:: THE RECORDS ::
=-=-=-=-=

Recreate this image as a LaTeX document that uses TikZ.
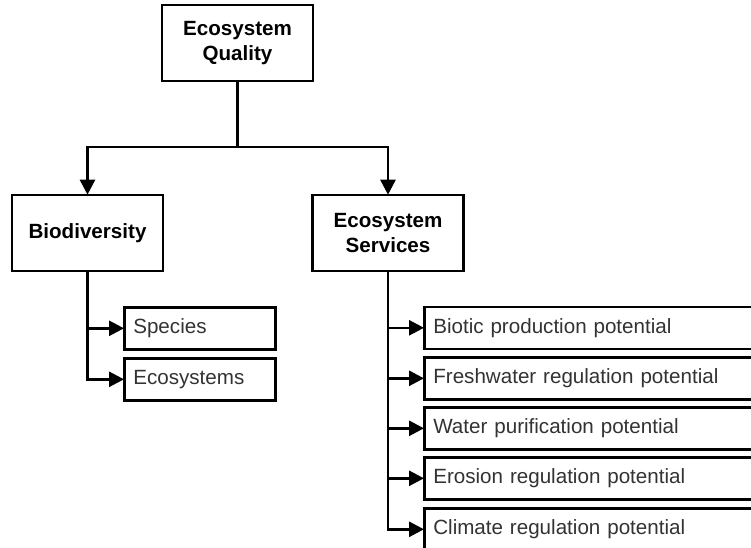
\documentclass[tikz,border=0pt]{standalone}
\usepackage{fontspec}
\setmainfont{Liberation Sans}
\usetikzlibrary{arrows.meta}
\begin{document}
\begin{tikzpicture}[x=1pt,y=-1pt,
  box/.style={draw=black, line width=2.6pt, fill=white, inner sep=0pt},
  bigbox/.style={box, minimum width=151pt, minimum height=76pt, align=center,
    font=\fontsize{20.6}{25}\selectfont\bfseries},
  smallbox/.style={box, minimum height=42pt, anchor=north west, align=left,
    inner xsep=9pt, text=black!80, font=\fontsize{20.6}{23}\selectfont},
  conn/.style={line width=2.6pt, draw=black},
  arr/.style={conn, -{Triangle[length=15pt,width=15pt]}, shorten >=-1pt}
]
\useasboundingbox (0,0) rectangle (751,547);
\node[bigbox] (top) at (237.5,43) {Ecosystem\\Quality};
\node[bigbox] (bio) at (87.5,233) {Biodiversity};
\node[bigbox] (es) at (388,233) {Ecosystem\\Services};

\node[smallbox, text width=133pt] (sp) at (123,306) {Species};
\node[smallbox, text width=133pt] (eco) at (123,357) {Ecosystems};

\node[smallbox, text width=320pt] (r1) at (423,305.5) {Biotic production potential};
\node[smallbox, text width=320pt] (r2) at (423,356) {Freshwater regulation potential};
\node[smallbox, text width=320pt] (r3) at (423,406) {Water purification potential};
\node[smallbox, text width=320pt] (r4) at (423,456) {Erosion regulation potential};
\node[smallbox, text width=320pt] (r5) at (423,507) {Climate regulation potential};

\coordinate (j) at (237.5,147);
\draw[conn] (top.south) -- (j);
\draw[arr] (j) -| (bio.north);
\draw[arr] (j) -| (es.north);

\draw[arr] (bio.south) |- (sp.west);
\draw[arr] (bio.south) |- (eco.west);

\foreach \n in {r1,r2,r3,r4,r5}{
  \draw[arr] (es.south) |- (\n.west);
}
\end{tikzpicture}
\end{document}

=-=-=-=-=

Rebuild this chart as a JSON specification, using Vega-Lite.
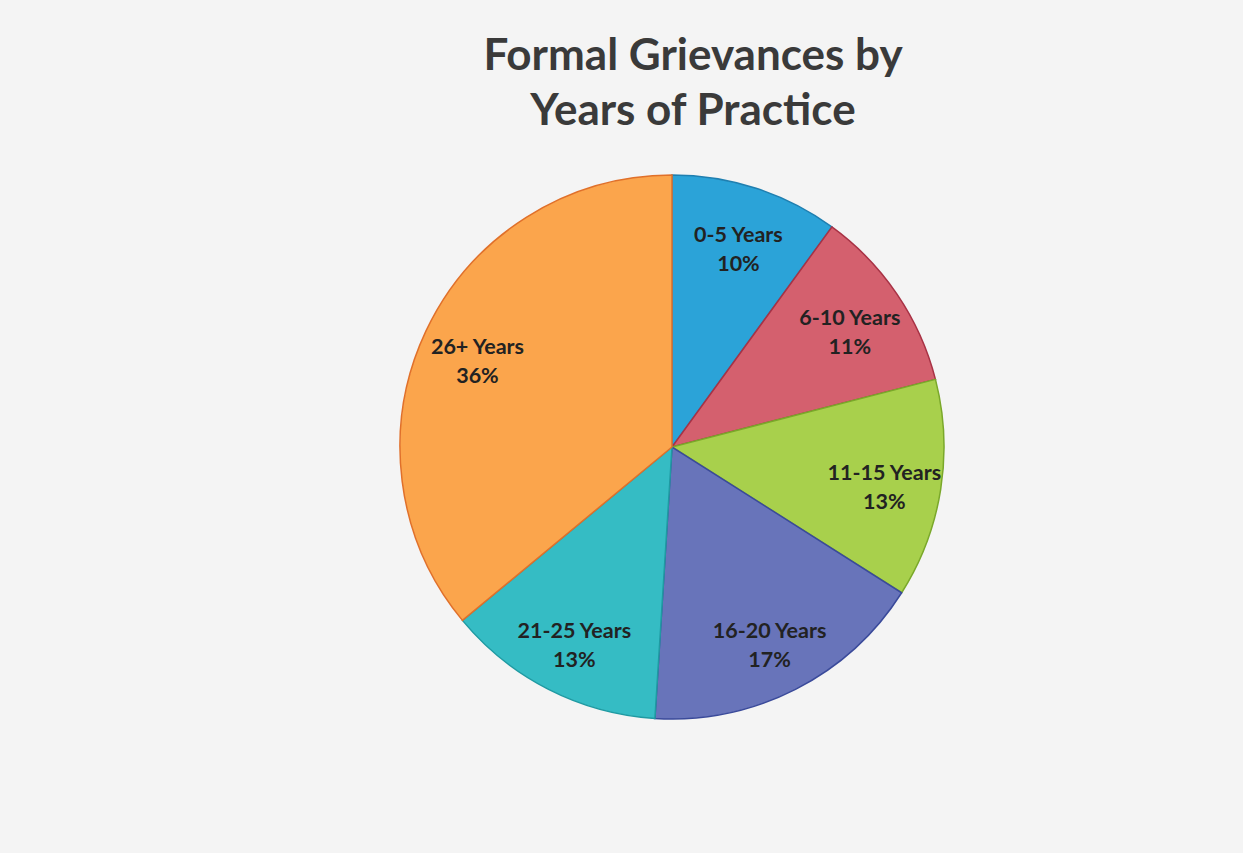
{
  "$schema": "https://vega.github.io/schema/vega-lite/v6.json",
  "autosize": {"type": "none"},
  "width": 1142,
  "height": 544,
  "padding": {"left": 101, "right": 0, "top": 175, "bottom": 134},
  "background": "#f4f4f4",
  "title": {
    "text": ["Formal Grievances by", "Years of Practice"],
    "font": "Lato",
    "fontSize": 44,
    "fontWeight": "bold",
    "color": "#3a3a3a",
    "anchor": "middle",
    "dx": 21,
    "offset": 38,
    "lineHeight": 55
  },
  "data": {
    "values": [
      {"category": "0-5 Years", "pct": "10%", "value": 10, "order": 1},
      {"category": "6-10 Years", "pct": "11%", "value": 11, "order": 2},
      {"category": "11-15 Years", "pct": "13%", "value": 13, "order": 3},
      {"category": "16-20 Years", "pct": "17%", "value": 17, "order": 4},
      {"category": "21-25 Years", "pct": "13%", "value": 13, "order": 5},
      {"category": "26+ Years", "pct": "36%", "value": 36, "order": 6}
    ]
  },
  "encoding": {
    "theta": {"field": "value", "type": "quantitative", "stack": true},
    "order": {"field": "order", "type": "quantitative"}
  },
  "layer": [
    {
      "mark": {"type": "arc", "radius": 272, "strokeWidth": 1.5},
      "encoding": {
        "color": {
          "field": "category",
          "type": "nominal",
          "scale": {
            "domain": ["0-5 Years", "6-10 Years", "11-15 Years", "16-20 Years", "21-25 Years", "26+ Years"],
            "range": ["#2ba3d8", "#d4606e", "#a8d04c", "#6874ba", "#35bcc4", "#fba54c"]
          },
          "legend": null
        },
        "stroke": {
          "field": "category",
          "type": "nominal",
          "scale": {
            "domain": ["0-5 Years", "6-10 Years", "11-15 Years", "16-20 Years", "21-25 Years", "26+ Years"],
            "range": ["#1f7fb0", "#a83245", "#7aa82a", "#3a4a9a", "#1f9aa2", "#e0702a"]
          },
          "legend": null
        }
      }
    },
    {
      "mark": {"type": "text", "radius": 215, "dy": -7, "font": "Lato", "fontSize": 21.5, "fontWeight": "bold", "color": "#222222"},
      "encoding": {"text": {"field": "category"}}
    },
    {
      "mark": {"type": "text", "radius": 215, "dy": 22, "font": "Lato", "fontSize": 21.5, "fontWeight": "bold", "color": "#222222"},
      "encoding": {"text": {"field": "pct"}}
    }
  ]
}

=-=-=-=-=

:: SET PROBLEM ::
Repeat exactly, and only, the lines from the one containing "Recreate this image" through the one containing "text width=320pt] (r5)", both included, without the pictures.

:: RESPONSE ::
Recreate this image as a LaTeX document that uses TikZ.
\documentclass[tikz,border=0pt]{standalone}
\usepackage{fontspec}
\setmainfont{Liberation Sans}
\usetikzlibrary{arrows.meta}
\begin{document}
\begin{tikzpicture}[x=1pt,y=-1pt,
  box/.style={draw=black, line width=2.6pt, fill=white, inner sep=0pt},
  bigbox/.style={box, minimum width=151pt, minimum height=76pt, align=center,
    font=\fontsize{20.6}{25}\selectfont\bfseries},
  smallbox/.style={box, minimum height=42pt, anchor=north west, align=left,
    inner xsep=9pt, text=black!80, font=\fontsize{20.6}{23}\selectfont},
  conn/.style={line width=2.6pt, draw=black},
  arr/.style={conn, -{Triangle[length=15pt,width=15pt]}, shorten >=-1pt}
]
\useasboundingbox (0,0) rectangle (751,547);
\node[bigbox] (top) at (237.5,43) {Ecosystem\\Quality};
\node[bigbox] (bio) at (87.5,233) {Biodiversity};
\node[bigbox] (es) at (388,233) {Ecosystem\\Services};

\node[smallbox, text width=133pt] (sp) at (123,306) {Species};
\node[smallbox, text width=133pt] (eco) at (123,357) {Ecosystems};

\node[smallbox, text width=320pt] (r1) at (423,305.5) {Biotic production potential};
\node[smallbox, text width=320pt] (r2) at (423,356) {Freshwater regulation potential};
\node[smallbox, text width=320pt] (r3) at (423,406) {Water purification potential};
\node[smallbox, text width=320pt] (r4) at (423,456) {Erosion regulation potential};
\node[smallbox, text width=320pt] (r5) at (423,507) {Climate regulation potential};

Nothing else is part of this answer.